Robert A. Scott, The Gothic Enterprise, A Guide to Understanding the Medieval Cathedral (University of California Press, 2003, pp. 292) has a special interest for me. Scott made Salisbury Cathedral his base of operations, while I grew up in the shadow of nearby Winchester Cathedral, whose beauty and grandeur had a formative influence on me. Gothic cathedrals became my great artistic interest, and I traveled all over Europe studying them. Scott did the same thing, with Salisbury as his starting point.
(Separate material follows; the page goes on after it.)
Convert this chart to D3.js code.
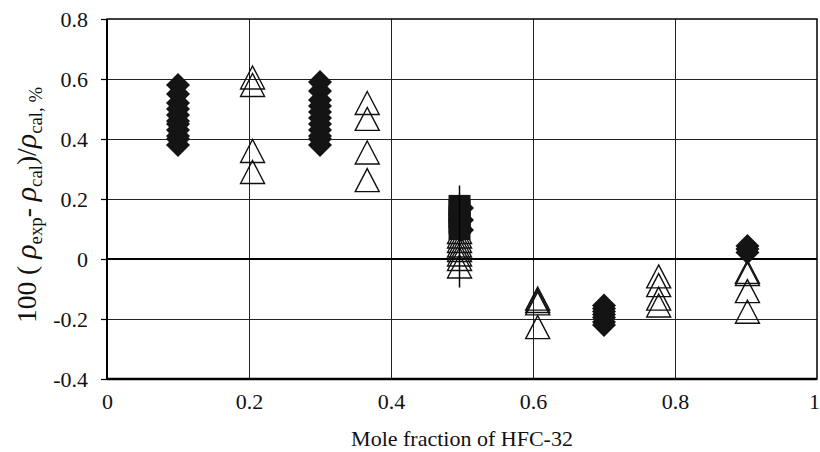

The Stanford Alumni Association has a large travel program.  Years ago I approached the person in charge and proposed a tour of English cathedrals, with the days devoted to studying them, ending with evensong and its beautiful music. The travel lady sniffed and said "Stanford alumni are not interested in cathedrals". Once again, one of my bright ideas was thwarted.  Robert Scott then undertook the same enterprise, but doing it independently, so he was his own master.  He organized a group which went to Salisbury, and since its foundation it has prospered and become an institution. Scott is Associate Director (now Emeritus) of the Center for Advanced Study in the Behavioral Sciences at Stanford, which I can see from where I sit. I was delighted at his enterprise and loaned him a film of Salisbury for the lectures he was giving.
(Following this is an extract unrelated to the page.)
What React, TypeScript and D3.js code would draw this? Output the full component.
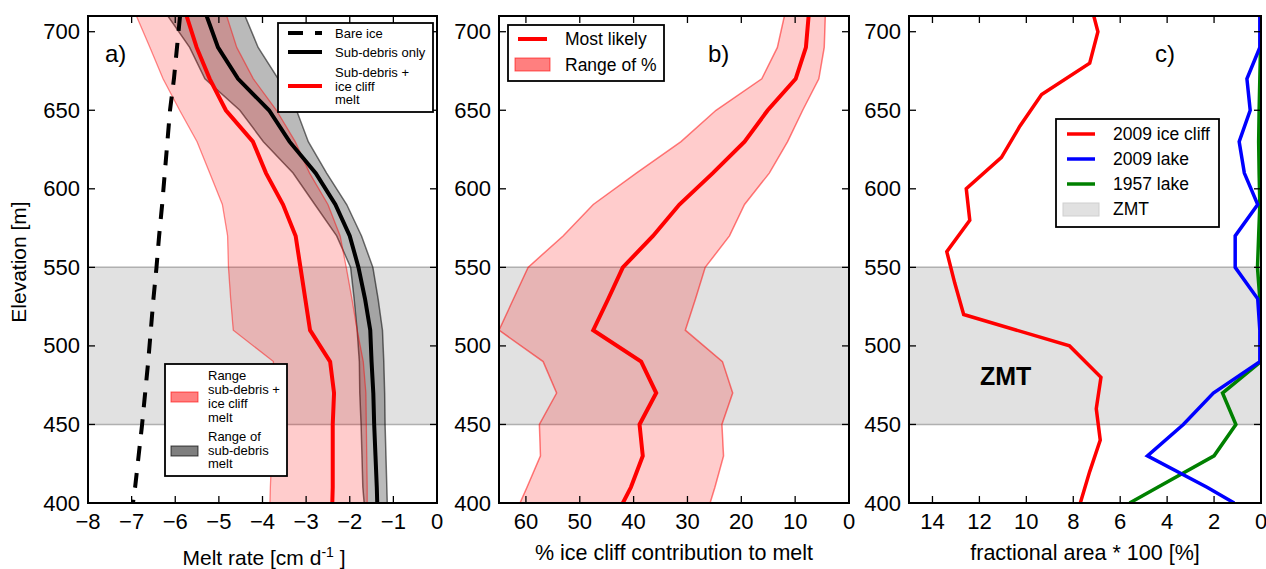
import React from 'react';
import * as d3 from 'd3';

// elevation bins (m) used by panels a and b
const elev = [710, 690, 670, 650, 630, 610, 590, 570, 550, 530, 510, 490, 470, 450, 430, 410, 400];

// a) melt rate, cm/d
const bareIce = [-5.89, -5.96, -6.03, -6.12, -6.18, -6.24, -6.3, -6.37, -6.43, -6.5, -6.56, -6.62, -6.69, -6.76, -6.84, -6.92, -6.97];
const subDebris = [-5.28, -5.02, -4.56, -3.85, -3.38, -2.78, -2.33, -2.0, -1.8, -1.65, -1.53, -1.5, -1.46, -1.44, -1.41, -1.38, -1.37];
const subDebrisLo = [-6.17, -5.67, -5.32, -4.52, -3.98, -3.3, -2.8, -2.3, -1.98, -1.9, -1.83, -1.78, -1.77, -1.74, -1.72, -1.7, -1.67];
const subDebrisHi = [-4.4, -4.1, -3.64, -3.22, -2.95, -2.53, -2.07, -1.73, -1.47, -1.35, -1.25, -1.22, -1.2, -1.19, -1.17, -1.15, -1.14];
const withCliff = [-5.74, -5.51, -5.21, -4.84, -4.22, -3.92, -3.53, -3.24, -3.13, -3.02, -2.91, -2.45, -2.36, -2.39, -2.39, -2.39, -2.4];
const withCliffLo = [-6.89, -6.58, -6.28, -5.9, -5.5, -5.21, -4.92, -4.8, -4.78, -4.73, -4.67, -3.75, -3.75, -3.76, -3.79, -3.82, -3.83];
const withCliffHi = [-4.82, -4.59, -4.21, -3.68, -3.25, -2.92, -2.5, -2.22, -2.08, -1.95, -1.83, -1.69, -1.63, -1.62, -1.61, -1.6, -1.6];

// b) % ice cliff contribution
const likely = [7.5, 8.0, 9.9, 15.1, 19.4, 25.3, 31.5, 36.4, 42.0, 44.7, 47.5, 38.6, 35.8, 38.9, 38.3, 40.5, 42.0];
const pctHi = [12.0, 13.3, 16.2, 24.7, 31.2, 39.5, 47.5, 53.1, 59.6, 62.3, 65.0, 56.8, 54.3, 57.5, 57.3, 59.8, 61.1];
const pctLo = [4.4, 4.6, 5.6, 8.6, 11.4, 14.8, 19.4, 22.2, 26.7, 28.5, 30.4, 23.5, 21.6, 23.6, 23.3, 24.9, 25.8];

// c) fractional area * 100
const elevCliff = [720, 700, 680, 660, 640, 620, 600, 580, 560, 540, 520, 500, 480, 460, 440, 420, 400];
const cliff2009 = [7.3, 6.95, 7.3, 9.35, 10.27, 11.06, 12.56, 12.41, 13.39, 13.05, 12.67, 8.16, 6.82, 7.02, 6.85, 7.3, 7.7];
const lake2009 = [0.05, 0.05, 0.6, 0.46, 0.93, 0.71, 0.14, 1.1, 1.1, 0.14, 0.05, 0.05, 2.03, 3.31, 4.84, 2.3, 1.14];
const lake1957 = [0, 0.02, 0.05, 0.08, 0.1, 0.08, 0.05, 0.1, 0.15, 0.05, 0, 0, 1.64, 1.07, 2.0, 4.4, 5.6];

const yTicks = [400, 450, 500, 550, 600, 650, 700];
const ticksA = [-8, -7, -6, -5, -4, -3, -2, -1, 0];
const ticksB = [60, 50, 40, 30, 20, 10, 0];
const ticksC = [14, 12, 10, 8, 6, 4, 2, 0];

const FONT = '"Liberation Sans", Arial, Helvetica, sans-serif';
const TOP = 16;
const BOTTOM = 503;

const y = d3.scaleLinear().domain([400, 710]).range([BOTTOM, TOP]);
const xA = d3.scaleLinear().domain([-8, 0]).range([88, 437]);
const xB = d3.scaleLinear().domain([65, 0]).range([499, 849]);
const xC = d3.scaleLinear().domain([15, 0]).range([909, 1261]);

const lineOf = (xs: any, vals: number[], elevs: number[]) =>
  d3.line<number>().x((d) => xs(d)).y((d, i) => y(elevs[i]))(vals) as string;

const areaOf = (xs: any, lo: number[], hi: number[], elevs: number[]) =>
  d3.area<number>().y((d) => y(d)).x0((d, i) => xs(lo[i])).x1((d, i) => xs(hi[i]))(elevs) as string;

const minus = (v: number) => (v < 0 ? '\u2212' + Math.abs(v) : String(v));

function Panel({ id, xs, ticks, label, labelX, children }: any) {
  const [x0, x1] = xs.range();
  return (
    <g>
      <defs>
        <clipPath id={id}>
          <rect x={x0} y={TOP} width={x1 - x0} height={BOTTOM - TOP} />
        </clipPath>
      </defs>
      <rect x={x0} y={y(550)} width={x1 - x0} height={y(450) - y(550)} fill="#e1e1e1" />
      <line x1={x0} x2={x1} y1={y(550)} y2={y(550)} stroke="#b0b0b0" strokeWidth={1.5} />
      <line x1={x0} x2={x1} y1={y(450)} y2={y(450)} stroke="#b0b0b0" strokeWidth={1.5} />
      <g clipPath={`url(#${id})`}>{children}</g>
      {ticks.map((t: number) => (
        <g key={'x' + t}>
          <line x1={xs(t)} x2={xs(t)} y1={BOTTOM} y2={BOTTOM - 7} stroke="#000" strokeWidth={1.3} />
          <line x1={xs(t)} x2={xs(t)} y1={TOP} y2={TOP + 7} stroke="#000" strokeWidth={1.3} />
          <text x={xs(t)} y={BOTTOM + 26} textAnchor="middle" fontSize={22}>{minus(t)}</text>
        </g>
      ))}
      {yTicks.map((t) => (
        <g key={'y' + t}>
          <line x1={x0} x2={x0 + 7} y1={y(t)} y2={y(t)} stroke="#000" strokeWidth={1.3} />
          <line x1={x1} x2={x1 - 7} y1={y(t)} y2={y(t)} stroke="#000" strokeWidth={1.3} />
          <text x={x0 - 8} y={y(t)} textAnchor="end" dominantBaseline="central" fontSize={22}>{t}</text>
        </g>
      ))}
      <rect x={x0} y={TOP} width={x1 - x0} height={BOTTOM - TOP} fill="none" stroke="#000" strokeWidth={2} />
      <text x={labelX} y={62} fontSize={24}>{label}</text>
    </g>
  );
}

export default function App() {
  return (
    <svg width={1266} height={569} style={{ position: 'absolute', left: 0, top: 0, background: '#fff' }} fontFamily={FONT}>
      <rect width={1266} height={569} fill="#fff" />

      {/* a) melt rates */}
      <Panel id="clipA" xs={xA} ticks={ticksA} label="a)" labelX={105}>
        <path d={areaOf(xA, subDebrisLo, subDebrisHi, elev)} fill="rgba(0,0,0,0.27)" stroke="rgba(0,0,0,0.55)" strokeWidth={1.5} />
        <path d={areaOf(xA, withCliffLo, withCliffHi, elev)} fill="rgba(255,0,0,0.2)" stroke="rgba(255,0,0,0.45)" strokeWidth={1.3} />
        <path d={lineOf(xA, bareIce, elev)} fill="none" stroke="#000" strokeWidth={4} strokeDasharray="15 12" />
        <path d={lineOf(xA, subDebris, elev)} fill="none" stroke="#000" strokeWidth={4} />
        <path d={lineOf(xA, withCliff, elev)} fill="none" stroke="#f00" strokeWidth={4} />
      </Panel>
      <g fontSize={13}>
        <rect x={278} y={23} width={155} height={89} fill="#fff" stroke="#000" strokeWidth={1.8} />
        <line x1={288} x2={322} y1={33} y2={33} stroke="#000" strokeWidth={4} strokeDasharray="15 12" />
        <text x={335} y={33} dominantBaseline="central">Bare ice</text>
        <line x1={288} x2={322} y1={52} y2={52} stroke="#000" strokeWidth={4} />
        <text x={335} y={52} dominantBaseline="central">Sub-debris only</text>
        <line x1={288} x2={322} y1={86} y2={86} stroke="#f00" strokeWidth={4} />
        <text x={335} y={72} dominantBaseline="central">Sub-debris +</text>
        <text x={335} y={86} dominantBaseline="central">ice cliff</text>
        <text x={335} y={99} dominantBaseline="central">melt</text>
      </g>
      <g fontSize={13}>
        <rect x={165} y={364} width={122} height={112} fill="#fff" stroke="#000" strokeWidth={1.8} />
        <rect x={171} y={392} width={27} height={10} fill="rgba(255,0,0,0.5)" stroke="rgba(255,0,0,0.6)" strokeWidth={1} />
        <text x={208} y={375} dominantBaseline="central">Range</text>
        <text x={208} y={389} dominantBaseline="central">sub-debris +</text>
        <text x={208} y={403} dominantBaseline="central">ice cliff</text>
        <text x={208} y={417} dominantBaseline="central">melt</text>
        <rect x={171} y={446} width={27} height={10} fill="rgba(0,0,0,0.5)" stroke="rgba(0,0,0,0.7)" strokeWidth={1} />
        <text x={208} y={436} dominantBaseline="central">Range of</text>
        <text x={208} y={450} dominantBaseline="central">sub-debris</text>
        <text x={208} y={463} dominantBaseline="central">melt</text>
      </g>

      {/* b) ice cliff share */}
      <Panel id="clipB" xs={xB} ticks={ticksB} label="b)" labelX={708}>
        <path d={areaOf(xB, pctLo, pctHi, elev)} fill="rgba(255,0,0,0.2)" stroke="rgba(255,0,0,0.5)" strokeWidth={1.5} />
        <path d={lineOf(xB, likely, elev)} fill="none" stroke="#f00" strokeWidth={4} />
      </Panel>
      <g fontSize={17.5}>
        <rect x={508} y={25} width={156} height={56} fill="#fff" stroke="#000" strokeWidth={1.8} />
        <line x1={518} x2={547} y1={39} y2={39} stroke="#f00" strokeWidth={4} />
        <text x={565} y={39} dominantBaseline="central">Most likely</text>
        <rect x={515} y={58} width={35} height={13} fill="rgba(255,0,0,0.5)" stroke="rgba(255,0,0,0.6)" strokeWidth={1} />
        <text x={565} y={65} dominantBaseline="central">Range of %</text>
      </g>

      {/* c) fractional area */}
      <Panel id="clipC" xs={xC} ticks={ticksC} label="c)" labelX={1155}>
        <path d={lineOf(xC, cliff2009, elevCliff)} fill="none" stroke="#f00" strokeWidth={3.5} />
        <path d={lineOf(xC, lake1957, elev)} fill="none" stroke="#008000" strokeWidth={3.5} />
        <path d={lineOf(xC, lake2009, elev)} fill="none" stroke="#00f" strokeWidth={3.5} />
      </Panel>
      <text x={980} y={385} fontSize={25} fontWeight="bold">ZMT</text>
      <g fontSize={17.5}>
        <rect x={1056} y={119} width={163} height={108} fill="#fff" stroke="#000" strokeWidth={1.8} />
        <line x1={1067} x2={1095} y1={134} y2={134} stroke="#f00" strokeWidth={3.5} />
        <text x={1113} y={134} dominantBaseline="central">2009 ice cliff</text>
        <line x1={1067} x2={1095} y1={159} y2={159} stroke="#00f" strokeWidth={3.5} />
        <text x={1113} y={159} dominantBaseline="central">2009 lake</text>
        <line x1={1067} x2={1095} y1={184} y2={184} stroke="#008000" strokeWidth={3.5} />
        <text x={1113} y={184} dominantBaseline="central">1957 lake</text>
        <rect x={1063} y={203} width={36} height={13} fill="#e1e1e1" stroke="#cfcfcf" strokeWidth={1} />
        <text x={1113} y={209} dominantBaseline="central">ZMT</text>
      </g>

      {/* axis titles */}
      <text x={26} y={262} fontSize={21} textAnchor="middle" transform="rotate(-90 26 262)">Elevation [m]</text>
      <text x={264} y={565} fontSize={21} textAnchor="middle">
        Melt rate [cm d<tspan fontSize={14} dy={-8}>-1</tspan><tspan dy={8}> ]</tspan>
      </text>
      <text x={674} y={560} fontSize={21.5} textAnchor="middle">% ice cliff contribution to melt</text>
      <text x={1085} y={560} fontSize={21.5} textAnchor="middle">fractional area * 100 [%]</text>
    </svg>
  );
}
The book is special because Scott is not an art historian: He is a sociologist and therefore views cathedrals not just as structures but as part of a vibrant society. The book is divided into five parts: A Grand Undertaking (the title says "enterprise"), History, The Gothic Look, The Religious Experience and The Gothic Community. He freely uses the common term "Gothic", although it was originally a term of derision used in the neo-classical age to suggest barbarity; it has of course nothing to do with the Goths. Part V in particular, which begins with "Medieval Living Conditions", introduces us to the seamy side of the gothic communities, and helps explain the end of the great cathedral-building period. Stonehenge is near Salisbury, and Scott studies it as a prelude to church building.

Ceiling of Wells Cathedral
Ceiling of Wells Cathedral

The book has many illustrations, sketches and maps. Its size is convenient for those who want to use it as a vade-mecum as they do the grand tour of cathedrals. What we need now is a new edition of coffee-table format with large type and colored photographs. The frontispiece would be the painting of Salisbury by Joseph Mallord William Turner. Larger pictures would allow the non-travelers to appreciate better the grandeur of the cathedrals, although that is a poor substitute for standing in awe within their great walls.